=== What you will do ===
Copy every line that mentions the word "chart".

** Start of Supplied data **

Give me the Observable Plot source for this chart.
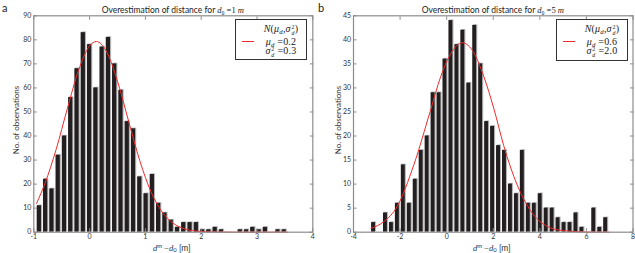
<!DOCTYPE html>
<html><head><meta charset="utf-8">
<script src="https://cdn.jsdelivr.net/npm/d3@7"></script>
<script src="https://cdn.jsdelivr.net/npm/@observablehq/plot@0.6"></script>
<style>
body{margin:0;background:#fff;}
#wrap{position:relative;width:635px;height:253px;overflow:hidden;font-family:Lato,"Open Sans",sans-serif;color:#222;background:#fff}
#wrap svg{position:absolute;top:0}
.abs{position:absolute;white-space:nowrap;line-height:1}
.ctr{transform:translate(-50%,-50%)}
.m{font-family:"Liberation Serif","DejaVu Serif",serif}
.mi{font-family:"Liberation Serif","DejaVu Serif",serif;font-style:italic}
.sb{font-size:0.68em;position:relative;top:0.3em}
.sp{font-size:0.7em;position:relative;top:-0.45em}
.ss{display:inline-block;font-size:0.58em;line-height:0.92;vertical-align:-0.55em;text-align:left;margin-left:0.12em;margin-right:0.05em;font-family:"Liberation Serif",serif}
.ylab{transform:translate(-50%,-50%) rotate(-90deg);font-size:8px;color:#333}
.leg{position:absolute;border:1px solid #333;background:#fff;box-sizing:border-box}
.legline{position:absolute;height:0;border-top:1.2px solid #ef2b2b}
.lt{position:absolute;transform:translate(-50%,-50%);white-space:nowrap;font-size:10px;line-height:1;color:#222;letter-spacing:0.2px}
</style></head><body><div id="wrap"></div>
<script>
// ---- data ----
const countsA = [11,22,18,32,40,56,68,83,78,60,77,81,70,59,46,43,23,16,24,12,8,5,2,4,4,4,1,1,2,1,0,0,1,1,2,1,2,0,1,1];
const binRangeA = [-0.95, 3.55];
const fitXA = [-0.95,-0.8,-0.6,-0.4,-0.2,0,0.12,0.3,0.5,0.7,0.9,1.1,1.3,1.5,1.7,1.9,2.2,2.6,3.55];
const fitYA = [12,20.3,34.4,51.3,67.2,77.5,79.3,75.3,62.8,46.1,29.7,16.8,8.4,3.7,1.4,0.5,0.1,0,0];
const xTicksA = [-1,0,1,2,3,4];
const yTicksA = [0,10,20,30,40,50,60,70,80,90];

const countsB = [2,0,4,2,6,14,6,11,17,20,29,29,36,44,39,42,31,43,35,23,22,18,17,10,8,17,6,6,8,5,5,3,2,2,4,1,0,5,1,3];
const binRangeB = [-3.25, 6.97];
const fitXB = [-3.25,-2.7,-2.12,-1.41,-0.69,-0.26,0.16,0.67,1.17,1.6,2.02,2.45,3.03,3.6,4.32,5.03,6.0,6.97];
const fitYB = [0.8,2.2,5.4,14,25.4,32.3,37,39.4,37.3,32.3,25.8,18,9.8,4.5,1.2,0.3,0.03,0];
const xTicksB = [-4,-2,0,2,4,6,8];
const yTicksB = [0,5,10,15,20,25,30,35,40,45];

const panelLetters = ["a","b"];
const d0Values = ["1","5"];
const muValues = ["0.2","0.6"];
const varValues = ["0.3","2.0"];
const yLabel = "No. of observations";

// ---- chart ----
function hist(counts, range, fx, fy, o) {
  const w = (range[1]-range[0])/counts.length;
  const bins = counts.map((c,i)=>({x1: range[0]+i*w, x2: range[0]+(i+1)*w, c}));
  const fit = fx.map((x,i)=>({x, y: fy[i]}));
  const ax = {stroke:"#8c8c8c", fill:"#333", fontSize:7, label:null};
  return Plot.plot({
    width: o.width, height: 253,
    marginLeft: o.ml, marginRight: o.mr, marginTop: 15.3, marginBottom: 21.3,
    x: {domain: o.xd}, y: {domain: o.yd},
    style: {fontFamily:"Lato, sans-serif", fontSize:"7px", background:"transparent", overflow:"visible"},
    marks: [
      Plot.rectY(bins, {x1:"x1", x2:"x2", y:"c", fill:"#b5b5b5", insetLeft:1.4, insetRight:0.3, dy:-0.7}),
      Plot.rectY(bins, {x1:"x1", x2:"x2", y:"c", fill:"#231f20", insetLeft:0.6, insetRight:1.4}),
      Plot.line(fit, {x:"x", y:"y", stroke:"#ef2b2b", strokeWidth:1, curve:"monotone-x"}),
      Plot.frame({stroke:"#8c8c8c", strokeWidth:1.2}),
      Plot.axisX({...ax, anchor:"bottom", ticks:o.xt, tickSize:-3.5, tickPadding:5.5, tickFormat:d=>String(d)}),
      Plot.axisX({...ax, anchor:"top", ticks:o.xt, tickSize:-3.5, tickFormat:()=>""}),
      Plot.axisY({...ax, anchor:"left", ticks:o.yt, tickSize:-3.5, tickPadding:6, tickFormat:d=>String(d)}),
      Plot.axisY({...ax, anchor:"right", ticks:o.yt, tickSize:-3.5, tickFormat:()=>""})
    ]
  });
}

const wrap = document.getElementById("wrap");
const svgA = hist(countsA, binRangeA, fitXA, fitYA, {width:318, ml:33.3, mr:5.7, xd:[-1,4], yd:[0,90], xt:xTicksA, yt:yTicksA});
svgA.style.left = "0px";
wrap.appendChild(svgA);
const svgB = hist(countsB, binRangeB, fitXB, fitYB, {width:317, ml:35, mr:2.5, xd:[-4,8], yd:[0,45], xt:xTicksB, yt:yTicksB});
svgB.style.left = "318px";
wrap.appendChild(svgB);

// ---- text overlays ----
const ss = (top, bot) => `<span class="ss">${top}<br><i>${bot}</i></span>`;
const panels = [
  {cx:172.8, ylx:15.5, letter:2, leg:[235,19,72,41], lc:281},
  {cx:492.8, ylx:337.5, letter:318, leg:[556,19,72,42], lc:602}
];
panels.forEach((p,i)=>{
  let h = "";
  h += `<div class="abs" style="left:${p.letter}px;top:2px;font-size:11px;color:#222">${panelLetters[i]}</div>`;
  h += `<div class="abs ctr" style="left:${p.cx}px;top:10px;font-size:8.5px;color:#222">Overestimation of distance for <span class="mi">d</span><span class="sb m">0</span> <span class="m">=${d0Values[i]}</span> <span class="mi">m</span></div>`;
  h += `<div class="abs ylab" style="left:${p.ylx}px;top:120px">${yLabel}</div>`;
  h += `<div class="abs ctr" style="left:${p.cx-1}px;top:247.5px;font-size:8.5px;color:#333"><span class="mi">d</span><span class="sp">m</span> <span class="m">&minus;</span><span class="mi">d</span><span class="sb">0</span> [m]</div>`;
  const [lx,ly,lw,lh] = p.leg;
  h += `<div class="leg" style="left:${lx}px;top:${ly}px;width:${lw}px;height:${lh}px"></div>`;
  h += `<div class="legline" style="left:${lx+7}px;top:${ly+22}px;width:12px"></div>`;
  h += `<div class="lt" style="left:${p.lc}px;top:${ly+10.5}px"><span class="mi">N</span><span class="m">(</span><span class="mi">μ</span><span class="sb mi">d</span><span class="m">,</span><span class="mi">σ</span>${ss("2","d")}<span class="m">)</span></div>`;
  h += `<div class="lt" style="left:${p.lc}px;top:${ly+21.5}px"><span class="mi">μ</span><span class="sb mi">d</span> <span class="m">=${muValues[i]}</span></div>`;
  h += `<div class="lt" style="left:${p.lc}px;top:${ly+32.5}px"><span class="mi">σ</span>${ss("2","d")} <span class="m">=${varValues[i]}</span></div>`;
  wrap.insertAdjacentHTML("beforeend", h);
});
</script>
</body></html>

** End of Supplied data **

=== Response to this task ===
Give me the Observable Plot source for this chart.
// ---- chart ----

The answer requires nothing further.